Gisèle sofreu ao menos 92 estupros de 2011 a 2020, segundo os investigadores. Ela era dopada com ansiolíticos pelo marido, que procurava outros homens para violentá-la. Para estimular que outras mulheres denunciem os agressores, a vítima abriu mão de um julgamento a portas fechadas.
O caso ganhou projeção e vem estimulando debates sobre a violência contra a mulher. Nos últimos dias, milhares de pessoas foram às ruas em várias cidades francesas para demonstrar apoio à vítima.
"Quando viram uma mulher dormindo, [os réus] não questionaram? Eles não têm cérebro?", disse ela, descrevendo-os como "homens degenerados". Para Gisèle, o "perdão não existe" em crimes dessa magnitude.
As declarações ocorreram após o primeiro depoimento de Dominique Pélicot, 71, o principal réu do caso. Ele admitiu os crimes contra ele e pediu perdão, "mesmo que [o caso] não seja perdoável". Também afirmou que os outros acusados sabiam que estavam cometendo estupros.
Além de Pélicot, outros 50 homens, com idades de 26 anos a 74 anos, são réus. Todos são acusados de estupro de vulnerável e podem receber penas de até 20 anos de prisão. No caso de Pélicot, também pesa a denúncia de violação de privacidade, uma vez que ele filmava os abusos.

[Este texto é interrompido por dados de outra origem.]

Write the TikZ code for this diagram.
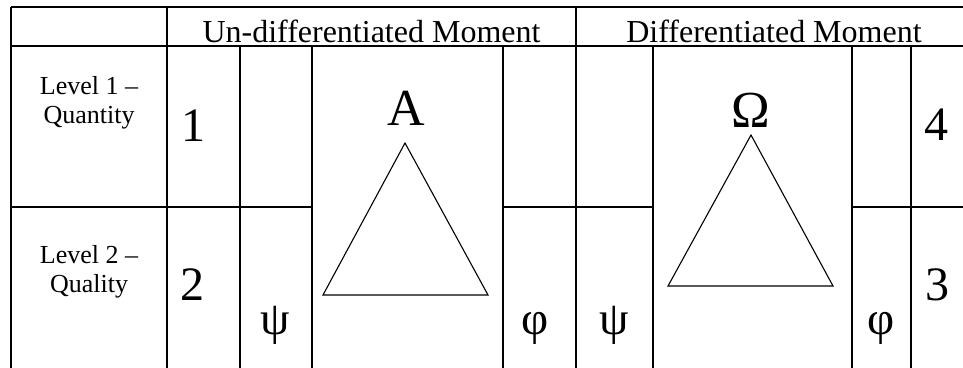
\documentclass[tikz,border=0pt]{standalone}
\usepackage{fontspec}
\setmainfont{Liberation Serif}
\begin{document}
\begin{tikzpicture}[x=1pt, y=-1pt,
    rule/.style={line width=1.6pt},
    thin/.style={line width=1.1pt},
    every node/.style={inner sep=0pt, anchor=base},
    headtxt/.style={font=\fontsize{32}{36}\selectfont},
    leveltxt/.style={font=\fontsize{26}{29}\selectfont, align=center},
    digit/.style={font=\fontsize{48}{54}\selectfont},
    apex/.style={font=\fontsize{52}{58}\selectfont},
    greek/.style={font=\fontsize{47}{52}\selectfont}]
            \useasboundingbox (0,0) rectangle (963,367);
            % grid of the table
            \draw[rule] (11,7) -- (975,7);
            \draw[rule] (11,46) -- (975,46);
            \draw[rule] (11,207) -- (312,207);
            \draw[rule] (503,207) -- (653,207);
            \draw[rule] (852,207) -- (975,207);
            \foreach \x in {11,167,576}
                \draw[rule] (\x,7) -- (\x,372);
            \foreach \x in {240,312,503,653,852,911}
                \draw[rule] (\x,46) -- (\x,372);
            % headers
            \node[headtxt] (undiff) at (371.5,42) {Un-differentiated Moment};
            \node[headtxt] (diff) at (774,42) {Differentiated Moment};
            \node[leveltxt] (lvlone) at (89,123) {Level 1 --\\Quantity};
            \node[leveltxt] (lvltwo) at (89,292) {Level 2 --\\Quality};
            % numbers
            \node[digit] (one) at (193,141) {1};
            \node[digit] (two) at (192,300) {2};
            \node[digit] (four) at (936,140) {4};
            \node[digit] (three) at (937,300) {3};
            % greek letters
            \node[greek] (psia) at (275,334) {ψ};
            \node[greek] (phia) at (535,334) {φ};
            \node[greek] (psib) at (614,334) {ψ};
            \node[greek] (phib) at (881,334) {φ};
            % triangles
            \node[apex] (alpha) at (406,125) {A};
            \node[apex] (omega) at (751,127) {Ω};
            \draw[thin, line join=miter] (405,143) -- (488,295) -- (323,295) -- cycle;
            \draw[thin, line join=miter] (751,135) -- (833,286) -- (668,286) -- cycle;
        \end{tikzpicture}
\end{document}
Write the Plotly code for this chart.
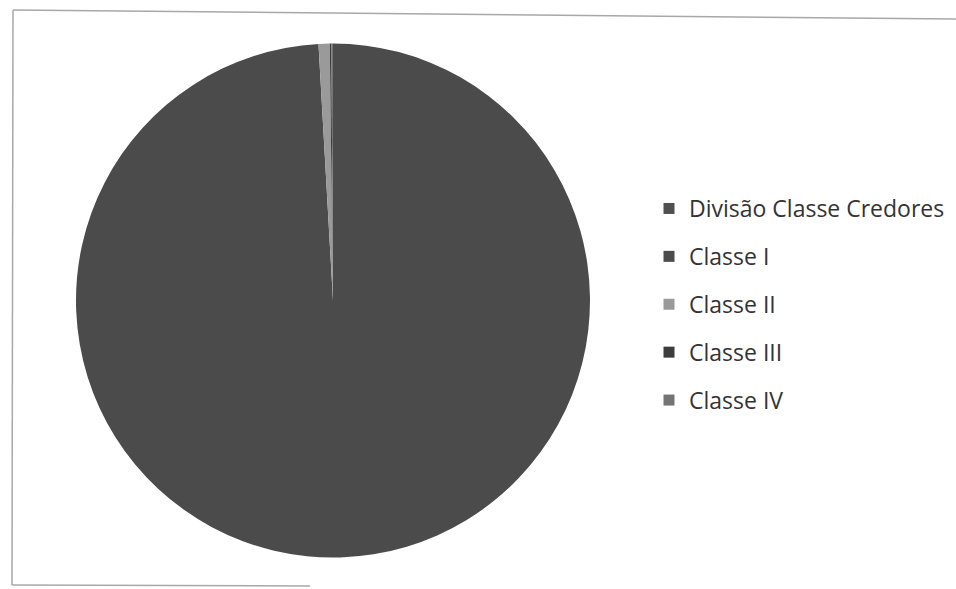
import plotly.graph_objects as go

# Credor classes and their shares of the total
labels = ["Divisão Classe Credores", "Classe I", "Classe II", "Classe III", "Classe IV"]
values = [0, 99.1, 0.7, 0.1, 0.1]
colors = ["#505050", "#4b4b4b", "#9a9a9a", "#3c3c3c", "#747474"]

W, H = 956, 589

fig = go.Figure()

fig.add_trace(go.Pie(
    labels=labels,
    values=values,
    marker=dict(colors=colors, line=dict(width=0)),
    sort=False,
    direction="clockwise",
    rotation=0,
    textinfo="none",
    showlegend=False,
    domain=dict(x=[76 / W, 590 / W], y=[1 - 559 / H, 1 - 42 / H]),
))

# Legend entries, one group each so the rows are spaced apart
for i, (lab, col) in enumerate(zip(labels, colors)):
    fig.add_trace(go.Scatter(
        x=[None], y=[None], mode="markers", name=lab,
        marker=dict(symbol="square", size=11, color=col),
        legendgroup=f"g{i}", hoverinfo="skip",
    ))

# Thin grey chart frame
frame = "#a8a8a8"
fig.add_shape(type="line", xref="paper", yref="paper",
              x0=13 / W, y0=1 - 10 / H, x1=1, y1=1 - 19 / H,
              line=dict(color=frame, width=1.5))
fig.add_shape(type="line", xref="paper", yref="paper",
              x0=13 / W, y0=1 - 10 / H, x1=12 / W, y1=1 - 585 / H,
              line=dict(color=frame, width=1.5))
fig.add_shape(type="line", xref="paper", yref="paper",
              x0=12 / W, y0=1 - 585 / H, x1=310 / W, y1=1 - 586 / H,
              line=dict(color=frame, width=1.5))

fig.update_layout(
    width=W, height=H,
    margin=dict(l=0, r=0, t=0, b=0),
    paper_bgcolor="white",
    plot_bgcolor="white",
    xaxis=dict(visible=False),
    yaxis=dict(visible=False),
    font=dict(family="Open Sans", color="#333333"),
    legend=dict(
        x=649 / W, xanchor="left",
        y=1 - 187 / H, yanchor="top",
        font=dict(size=23, color="#333333"),
        tracegroupgap=15,
        itemwidth=30,
        bgcolor="rgba(0,0,0,0)",
    ),
)

fig.write_html("out.html")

O tribunal pediu aos presentes que não vaiassem os envolvidos sob o argumento de que eles são inocentes até que se prove o contrário. Ainda assim, as tensões aumentaram na audiência desta quarta.
Causando as discussões mais acaloradas do dia, dois dos advogados que representam homens instruídos por Pélicot pediram ao tribunal para exibir fotos que, segundo eles, levantam dúvidas sobre se a vítima estava inconsciente -o juiz permitiu a exibição das imagens.
Gisele Pélicot rejeitou veementemente as insinuações de que as relações sexuais foram consentidas. "Eles estão tentando me prender com essas fotos", disse ela. "No estado em que eu estava, eu absolutamente não podia responder. Eu estava em um estado de coma, e as imagens mostram isso."
O caso veio à tona depois da captura de Pélicot em 2020. Ele foi flagrado em um shopping filmando as partes íntimas de uma mulher, por baixo de sua saia. Nos dias que se seguiram à prisão, os investigadores encontraram em seus computadores cerca de 4.000 fotos e vídeos de sua esposa inconsciente e sendo estuprada por dezenas de homens.
O julgamento deu visibilidade ao uso de drogas para cometer agressões sexuais, uma prática conhecida como submissão química, e vem motivando debates em toda a França sobre o tema.
Desde o início do processo, ativistas e associações que atuam pelos direitos das mulheres reiteram pedidos a todos os homens que "assumam, por fim, sua responsabilidade" na luta contra a violência de gênero e "parem de ficar em silêncio".